Hale: Great question, and I'm glad you asked. 1.) Artie Lynch. When you're in a harbor somewhere drinking with a bunch of sailors, you need someone with a New England accent on your side. 2.) Kris Durham. I've seen enough Gilligan's Island episodes to know that you need at least one really smart guy around in case you are marooned. If anyone on the UGA team can turn 3 coconuts into a satellite dish so we can still tune in for some college football on Saturdays, it's Durham. And for No. 3, how about Brandon Boykin? He seems like the type of guy who could bring a certain T-Pain-esque, "I'm on a boat" attitude to the party.

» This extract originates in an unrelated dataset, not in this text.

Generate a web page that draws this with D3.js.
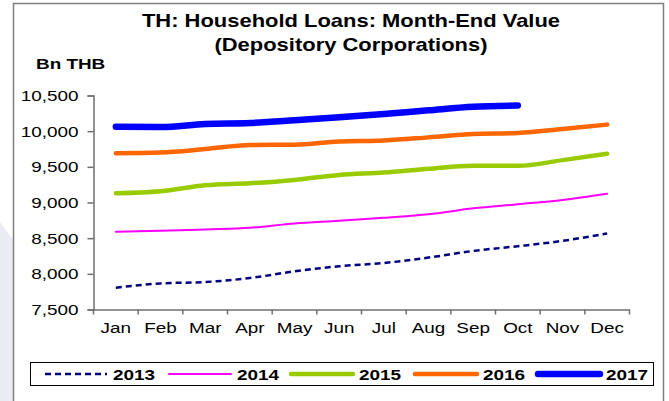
<!DOCTYPE html>
<html><head><meta charset="utf-8">
<script src="https://cdn.jsdelivr.net/npm/d3@7/dist/d3.min.js"></script>
<style>body{margin:0;background:#fff}svg{display:block;font-family:"Liberation Sans",Arial,sans-serif}</style>
</head><body>
<script>
const months = ["Jan","Feb","Mar","Apr","May","Jun","Jul","Aug","Sep","Oct","Nov","Dec"];
const yTicks = [7500,8000,8500,9000,9500,10000,10500];
const v2013 = [7806,7866,7885,7941,8035,8106,8152,8228,8321,8387,8462,8566];
const v2014 = [8589,8603,8623,8645,8707,8744,8786,8834,8918,8975,9035,9124];
const v2015 = [9130,9158,9242,9270,9317,9387,9420,9472,9514,9514,9594,9683];
const v2016 = [9692,9701,9749,9806,9810,9856,9870,9913,9960,9975,10031,10092];
const v2017 = [10063,10058,10101,10115,10152,10194,10240,10292,10341,10359];
const seriesNames = ["2013","2014","2015","2016","2017"];
const seriesValues = [v2013,v2014,v2015,v2016,v2017];
const seriesColors = ["#000080","#FF00FF","#99CC00","#FF6600","#0000FF"];
const seriesWidths = [2.5,2,4.5,4.5,6.5];
const seriesDash = ["6,4",null,null,null,null];

const W=669,H=401,SX=1.22;
const svg=d3.select("body").append("svg").attr("width",W).attr("height",H);
svg.append("polygon").attr("points","0,222 13,240 13,401 0,401").attr("fill","#ebebf3");
svg.append("rect").attr("x",13.5).attr("y",3.5).attr("width",650).attr("height",420)
  .attr("fill","#fff").attr("stroke","#7f7f7f").attr("stroke-width",1.5);

function stext(x,y,str,size,bold,anchor){
  return svg.append("text").attr("transform",`translate(${x},${y}) scale(${SX},1)`)
    .attr("text-anchor",anchor||"middle").attr("font-size",size).attr("font-weight",bold?"bold":"normal")
    .attr("fill","#000").text(str);
}
stext(351,27,"TH: Household Loans: Month-End Value",18,true);
stext(351,51,"(Depository Corporations)",18,true);
stext(36,69,"Bn THB",15.5,true,"start");

const x=d3.scaleBand().domain(months).range([93.5,629.5]);
const y=d3.scaleLinear().domain([7500,10500]).range([309.5,95.5]);
const cx=m=>x(m)+x.bandwidth()/2;

const ya=svg.append("g").attr("transform","translate(93.5,0)")
  .call(d3.axisLeft(y).tickValues(yTicks).tickSize(6).tickPadding(0).tickFormat(d3.format(",")));
ya.select(".domain").attr("stroke","#6f6f6f").attr("stroke-width",1.5);
ya.selectAll(".tick line").attr("stroke","#6f6f6f").attr("stroke-width",1.5);
ya.selectAll(".tick text").attr("x",0).attr("font-size",15.5).attr("font-family","Liberation Sans, Arial, sans-serif")
  .attr("fill","#000").attr("transform",`translate(-15,0) scale(${SX},1)`);

const xa=svg.append("g").attr("transform","translate(0,309.5)")
  .call(d3.axisBottom(x).tickSize(0).tickSizeOuter(0).tickFormat(""));
xa.select(".domain").attr("stroke","#6f6f6f").attr("stroke-width",1.5);
xa.selectAll(".tick").remove();
const bounds=months.map(m=>x(m)).concat([x.range()[1]]);
xa.selectAll("line.b").data(bounds).enter().append("line")
  .attr("x1",d=>d).attr("x2",d=>d).attr("y1",0).attr("y2",5).attr("stroke","#6f6f6f").attr("stroke-width",1.5);
months.forEach(m=>stext(cx(m),333,m,15.5,false));

const line=d3.line().x((d,i)=>cx(months[i])).y(d=>y(d)).curve(d3.curveMonotoneX);
seriesValues.forEach((vals,k)=>{
  svg.append("path").datum(vals).attr("d",line).attr("fill","none")
    .attr("stroke",seriesColors[k]).attr("stroke-width",seriesWidths[k])
    .attr("stroke-linecap",k===0?"butt":"round").attr("stroke-linejoin","round")
    .attr("stroke-dasharray",seriesDash[k]);
});

// legend
svg.append("rect").attr("x",30.5).attr("y",362.5).attr("width",623).attr("height",23)
  .attr("fill","#fff").attr("stroke","#000").attr("stroke-width",1);
const lx=[45,169,291,415,538];
seriesNames.forEach((n,k)=>{
  svg.append("line").attr("x1",lx[k]).attr("x2",lx[k]+62).attr("y1",374).attr("y2",374)
    .attr("stroke",seriesColors[k]).attr("stroke-width",seriesWidths[k])
    .attr("stroke-linecap",k===0?"butt":"round").attr("stroke-dasharray",seriesDash[k]);
  stext(lx[k]+68,380,n,15.5,true,"start");
});
</script>
</body></html>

Fletcher: I've missed these types of discussions. What are your thoughts about Murray? Will he handle the pressure of being a first-time starter?
Hale: Short answer: Yeah. Longer answer: Maybe not right away. Look, Murray has all the tools to be a great QB in the SEC. And he's got a good head on his shoulders, too. He says and does all the right things, so you have to believe he's eventually going to handle the position really well. But what about the short term? The pressure is going to be high, the spotlight is going to be bright and there isn't going to be any safety net for him. I think by the end of the year, he's going to be a QB everyone is excited about. But I also think there will be a handful of growing pains along the way.
Fletcher: Who do you have in the Caleb vs. Washaun rushing free-for-all debate?
Hale: Caleb -- and I would have said that even before the suspension for Ealey. I know that King hasn't really lived up to all the hype that surrounded his arrival, but he's also not a typical college football player. It's taken him a little longer to get used to his surroundings and become comfortable with his role. I think he's at that point this year and he really sees this as an opportunity to take that next step. Hopefully Ealey learns something from his week (or more) off and comes back with a great attitude and Georgia has two strong RBs. But I'd bet Caleb ends up with the better numbers at year's end regardless. (By the way, you should consider getting some Team Caleb/Team Washaun posters for your bedroom to replace those "Twilight" ones you currently have hanging up.)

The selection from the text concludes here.